Join me on a walkthrough with Pip Decks customer Ryan Baudoin, a cyber security specialist at Cisco. He needs to persuade corporate clients to invest in systems that can cope with the unpredictable world of remote working.

Ryan already had a hunch that he wanted to use the Order & Chaos tactic. But we went right back to basics: starting with some scoping questions and ending up with a pitch outline.

Ryan kindly shared his final presentation with us (see the SASE.ppt file at the bottom of the page). Can you see how his product brings order to a chaotic world?

It’s a long chat. I tend to think aloud and repeat myself.
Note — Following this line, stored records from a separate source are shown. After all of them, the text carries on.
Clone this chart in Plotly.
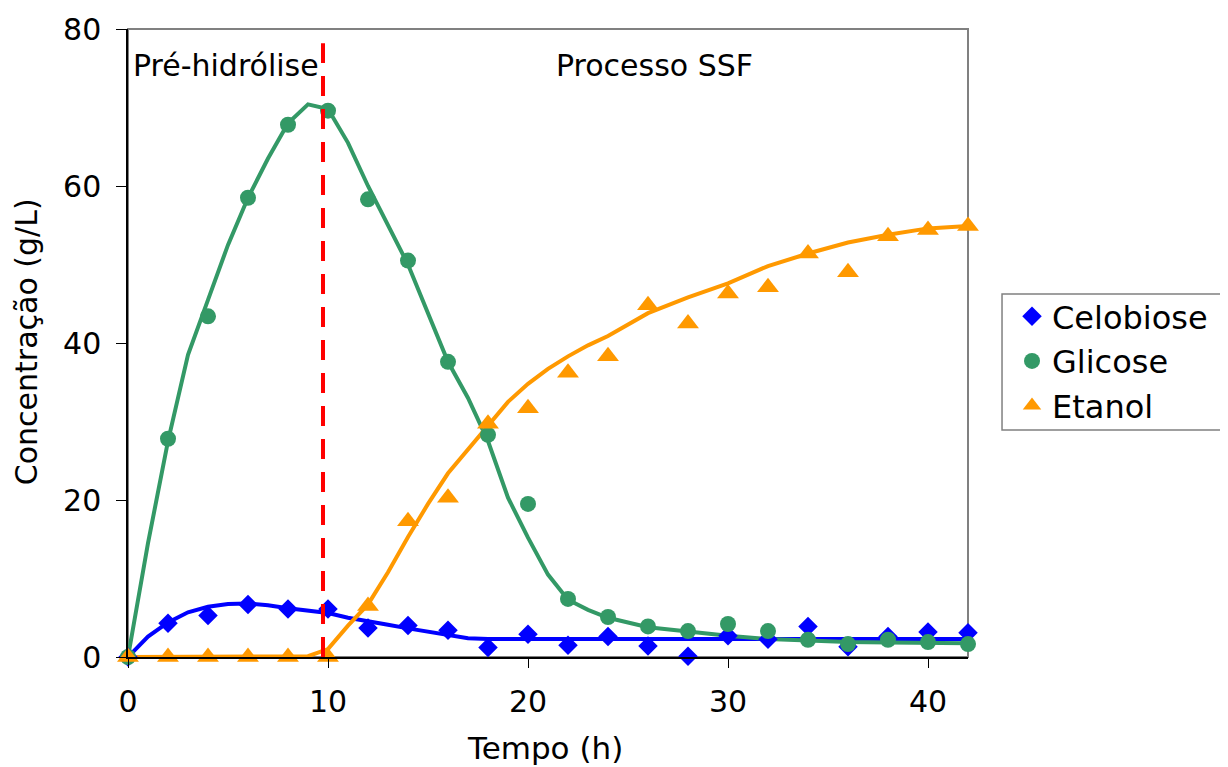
import plotly.graph_objects as go

# ---- measured data (points) ----
t_data = [0, 2, 4, 6, 8, 10, 12, 14, 16, 18, 20, 22, 24, 26, 28, 30, 32, 34, 36, 38, 40, 42]
celobiose = [0, 4.3, 5.3, 6.7, 6.1, 6.1, 3.7, 4.0, 3.4, 1.2, 2.9, 1.5, 2.6, 1.4, 0.1, 2.7, 2.25, 3.9, 1.3, 2.6, 3.2, 3.1]
glicose = [0, 27.8, 43.4, 58.5, 67.8, 69.6, 58.3, 50.5, 37.6, 28.3, 19.5, 7.4, 5.1, 3.9, 3.3, 4.2, 3.3, 2.2, 1.65, 2.2, 1.9, 1.65]
etanol = [0, 0, 0, 0, 0, 0, 6.5, 17.3, 20.3, 29.7, 31.7, 36.2, 38.3, 44.8, 42.5, 46.3, 47.1, 51.4, 49.0, 53.6, 54.4, 54.9]

# ---- model curves ----
t_cel_model = [0, 1, 2, 3, 4, 5, 6, 7, 8, 9, 10, 11, 12, 13, 14, 15, 16, 17, 18, 20, 25, 30, 35, 42]
cel_model = [0, 2.6, 4.4, 5.7, 6.4, 6.75, 6.8, 6.6, 6.2, 5.9, 5.6, 5.0, 4.5, 4.1, 3.65, 3.2, 2.8, 2.4, 2.3, 2.3, 2.3, 2.3, 2.3, 2.3]

t_gli_model = [0, 1, 2, 3, 4, 5, 6, 7, 8, 9, 10, 11, 12, 13, 14, 15, 16, 17, 18, 19, 20, 21, 22, 23, 24, 26, 28, 30, 32, 34, 36, 38, 40, 42]
gli_model = [0, 14.5, 27.5, 38.5, 45.5, 52.5, 58.5, 63.5, 68.0, 70.4, 69.8, 65.5, 60.0, 55.0, 50.0, 43.8, 37.6, 33.0, 27.5, 20.3, 15.2, 10.5, 7.3, 6.0, 5.0, 3.8, 3.2, 2.7, 2.3, 2.1, 1.9, 1.85, 1.8, 1.75]

t_eta_model = [0, 2, 4, 6, 8, 9, 10, 11, 12, 13, 14, 15, 16, 17, 18, 19, 20, 21, 22, 23, 24, 25, 26, 28, 30, 32, 34, 36, 38, 40, 42]
eta_model = [0, 0, 0, 0, 0, 0.1, 1.0, 4.0, 6.7, 10.8, 15.3, 19.5, 23.4, 26.5, 29.6, 32.5, 34.8, 36.7, 38.3, 39.7, 40.9, 42.4, 43.8, 45.8, 47.6, 49.8, 51.4, 52.8, 53.8, 54.6, 54.9]

x_ticks = [0, 10, 20, 30, 40]
y_ticks = [0, 20, 40, 60, 80]
pre_hydrolysis_end = 9.75
divider_top = 78.2

BLUE = "#0000FF"
GREEN = "#339966"
ORANGE = "#FF9900"
FONT = "DejaVu Sans"

fig = go.Figure()

# model lines
fig.add_trace(go.Scatter(x=t_cel_model, y=cel_model, mode="lines", line=dict(color=BLUE, width=4),
                         showlegend=False, hoverinfo="skip", cliponaxis=False))
fig.add_trace(go.Scatter(x=t_gli_model, y=gli_model, mode="lines", line=dict(color=GREEN, width=4),
                         showlegend=False, hoverinfo="skip", cliponaxis=False))
fig.add_trace(go.Scatter(x=t_eta_model, y=eta_model, mode="lines", line=dict(color=ORANGE, width=4),
                         showlegend=False, hoverinfo="skip", cliponaxis=False))

# data points
fig.add_trace(go.Scatter(x=t_data, y=celobiose, mode="markers", name="Celobiose",
                         marker=dict(symbol="diamond", size=15, color=BLUE), cliponaxis=False))
fig.add_trace(go.Scatter(x=t_data, y=glicose, mode="markers", name="Glicose",
                         marker=dict(symbol="circle", size=16, color=GREEN), cliponaxis=False))
fig.add_trace(go.Scatter(x=t_data, y=etanol, mode="markers", name="Etanol",
                         marker=dict(symbol="triangle-up", size=19, color=ORANGE), cliponaxis=False))

# frame (top/right gray)
fig.add_shape(type="rect", xref="paper", yref="paper", x0=0, x1=1, y0=0, y1=1,
              line=dict(color="#808080", width=2), layer="below")

# legend box (runs off the right edge, as in the reference)
fig.add_shape(type="rect", xref="paper", yref="paper", x0=1.0405, x1=1.33, y0=0.3615, y1=0.578,
              line=dict(color="#808080", width=1.5), fillcolor="white", layer="below")

# divider
fig.add_shape(type="line", xref="x", yref="y", x0=pre_hydrolysis_end, x1=pre_hydrolysis_end,
              y0=0, y1=divider_top, line=dict(color="#FF0000", width=4, dash="20px,13px"))

fig.add_annotation(x=0.15, y=75.3, xref="x", yref="y", text="Pré-hidrólise", showarrow=False,
                   xanchor="left", yanchor="middle", font=dict(family=FONT, size=30, color="black"))
fig.add_annotation(x=26.3, y=75.3, xref="x", yref="y", text="Processo SSF", showarrow=False,
                   xanchor="center", yanchor="middle", font=dict(family=FONT, size=30, color="black"))

# axis titles
fig.add_annotation(x=0.496, y=-0.145, xref="paper", yref="paper", text="Tempo (h)", showarrow=False,
                   xanchor="center", yanchor="middle", font=dict(family=FONT, size=31, color="black"))
fig.add_annotation(x=-0.120, y=0.5016, xref="paper", yref="paper", text="Concentração (g/L)",
                   showarrow=False, textangle=-90, xanchor="center", yanchor="middle",
                   font=dict(family=FONT, size=30, color="black"))

fig.update_layout(
    width=1220, height=759,
    margin=dict(l=120, r=260, t=21, b=110, autoexpand=False),
    paper_bgcolor="white", plot_bgcolor="white",
    font=dict(family=FONT, size=30, color="black"),
    showlegend=True,
    legend=dict(x=1.0524, y=0.586, xanchor="left", yanchor="top",
                borderwidth=0, bgcolor="rgba(0,0,0,0)",
                font=dict(family=FONT, size=32, color="black"),
                itemwidth=30, tracegroupgap=0),
    xaxis=dict(range=[0, 42], tickvals=x_ticks, ticks="outside", ticklen=9, tickcolor="black",
               showline=True, linecolor="black", linewidth=1.5, showgrid=False, zeroline=False,
               ticklabelstandoff=8, automargin=False,
               tickfont=dict(family=FONT, size=30)),
    yaxis=dict(range=[0, 80], tickvals=y_ticks, ticks="outside", ticklen=10, tickcolor="black",
               showline=True, linecolor="black", linewidth=1.5, showgrid=False, zeroline=False,
               ticklabelstandoff=9, automargin=False,
               tickfont=dict(family=FONT, size=30)),
)

fig.write_html("out.html")
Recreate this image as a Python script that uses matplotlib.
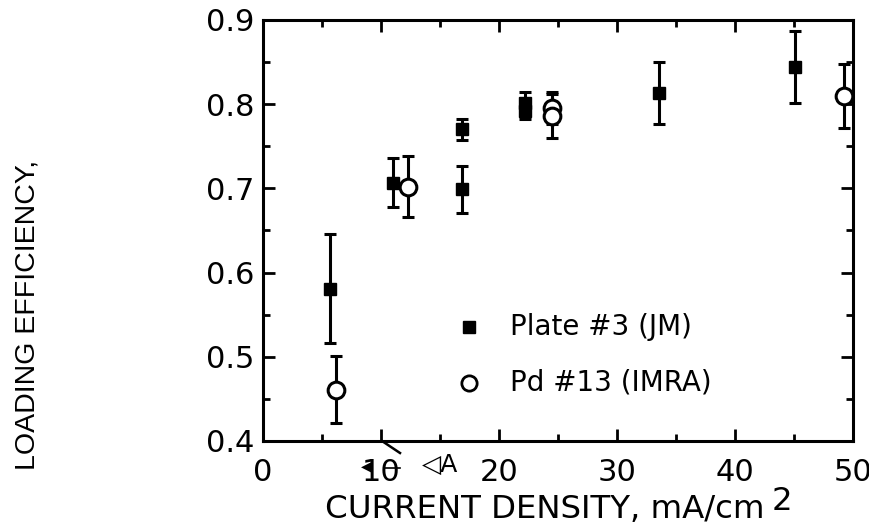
import matplotlib
matplotlib.use("Agg")
import matplotlib.pyplot as plt
from matplotlib.ticker import MultipleLocator
from matplotlib.lines import Line2D

# Plate #3 (JM) - filled squares
plate_x = [5.7, 11.0, 16.9, 16.9, 22.2, 22.2, 33.6, 45.1]
plate_y = [0.581, 0.707, 0.770, 0.699, 0.801, 0.792, 0.813, 0.844]
plate_err = [0.065, 0.029, 0.012, 0.028, 0.014, 0.010, 0.037, 0.043]

# Pd #13 (IMRA) - open circles
pd_x = [6.2, 12.3, 24.5, 24.5, 49.2]
pd_y = [0.461, 0.702, 0.796, 0.786, 0.810]
pd_err = [0.040, 0.036, 0.019, 0.026, 0.038]

x_ticks = [0, 10, 20, 30, 40, 50]
y_ticks = [0.4, 0.5, 0.6, 0.7, 0.8, 0.9]

plt.rcParams['font.family'] = ['DejaVu Sans']

fig = plt.figure(figsize=(8.7, 5.25), dpi=100)
ax = fig.add_axes([263/870, 1-441/525, (853-263)/870, (441-20)/525])

ax.errorbar(plate_x, plate_y, yerr=plate_err, fmt='s', color='black',
            markersize=9, elinewidth=2.2, capsize=4.5, capthick=2.2,
            markeredgecolor='black', markerfacecolor='black', zorder=3)
ax.errorbar(pd_x, pd_y, yerr=pd_err, fmt='o', color='black',
            markersize=12, elinewidth=2.2, capsize=4.5, capthick=2.2,
            markeredgecolor='black', markerfacecolor='white',
            markeredgewidth=2.2, zorder=4)

ax.set_xlim(0, 50)
ax.set_ylim(0.4, 0.9)
ax.set_xticks(x_ticks)
ax.set_xticklabels([str(t) for t in x_ticks])
ax.set_yticks(y_ticks)
ax.set_yticklabels([f"{t:.1f}" for t in y_ticks])
ax.xaxis.set_minor_locator(MultipleLocator(5))
ax.yaxis.set_minor_locator(MultipleLocator(0.05))

for s in ax.spines.values():
    s.set_linewidth(2.2)
ax.tick_params(which='both', direction='in', top=True, right=True, width=2)
ax.tick_params(which='major', length=8.5)
ax.tick_params(which='minor', length=5)
ax.tick_params(axis='x', which='major', labelsize=22, pad=12)
ax.tick_params(axis='y', which='major', labelsize=22, pad=6)

# Legend (drawn as in the original, inside the plot)
ax.plot([0.35], [0.271], transform=ax.transAxes, marker='s', color='black',
        markersize=9, linestyle='none')
ax.text(0.419, 0.271, "Plate #3 (JM)", transform=ax.transAxes, fontsize=20,
        va='center', ha='left')
ax.plot([0.35], [0.138], transform=ax.transAxes, marker='o',
        markerfacecolor='white', markeredgecolor='black', markeredgewidth=2,
        markersize=11, linestyle='none')
ax.text(0.419, 0.138, "Pd #13 (IMRA)", transform=ax.transAxes, fontsize=20,
        va='center', ha='left')

# Axis labels
fig.text(28/870, 1-315/525, "LOADING EFFICIENCY,", rotation=90,
         family='Liberation Sans', fontsize=20.5, ha='center', va='center')
fig.text(545/870, 1-518/525, "CURRENT DENSITY, mA/cm", fontsize=23.3,
         ha='center', va='baseline')
fig.text(772/870, 1-510/525, "2", fontsize=23.3, ha='left', va='baseline')

# stray glyph artifacts near the x axis
fig.add_artist(Line2D([382/870, 400/870], [1-441/525, 1-453/525],
                      color='black', linewidth=1.8))
fig.text(366/870, 1-466/525, "◀", fontsize=10, ha='center', va='center')
fig.text(440/870, 1-465/525, "◁A", fontsize=18, ha='center', va='center')
fig.add_artist(Line2D([385/870, 400/870], [1-468/525, 1-468/525],
                      color='black', linewidth=1.2))

fig.savefig("out.png", dpi=100)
So I recorded an eight minute summary here.

3 thoughts on “How to use Stories in a Presentation: Cisco case study”

  1. Befuddle by the overabundance of information on power point presentation.

    I thought your purpose was geared towards more storytelling while minimizing power point.

    • In fairness James, I’ve nothing against PowerPoint when used properly. You can put lots of text on screen, so long as you reveal it line by line in a way that keeps our attention focussed where you want it to be (cf the Show and Tell card). Not every presenter is happy to go totally PPt free – and not every audience wants that either. A well presented text-heavy slide can be a real benefit to someone who doesn’t speak English as a first language, for example.

    • In fairness to the final presentation, we can’t see whether those text lines come up one by one as reveals. You can put lots of text on a slide, so long as you reveal it line by line in a way that directs our attention to what you’re saying. You can’t bang 150 words up at once and expect us to listen to you read them out.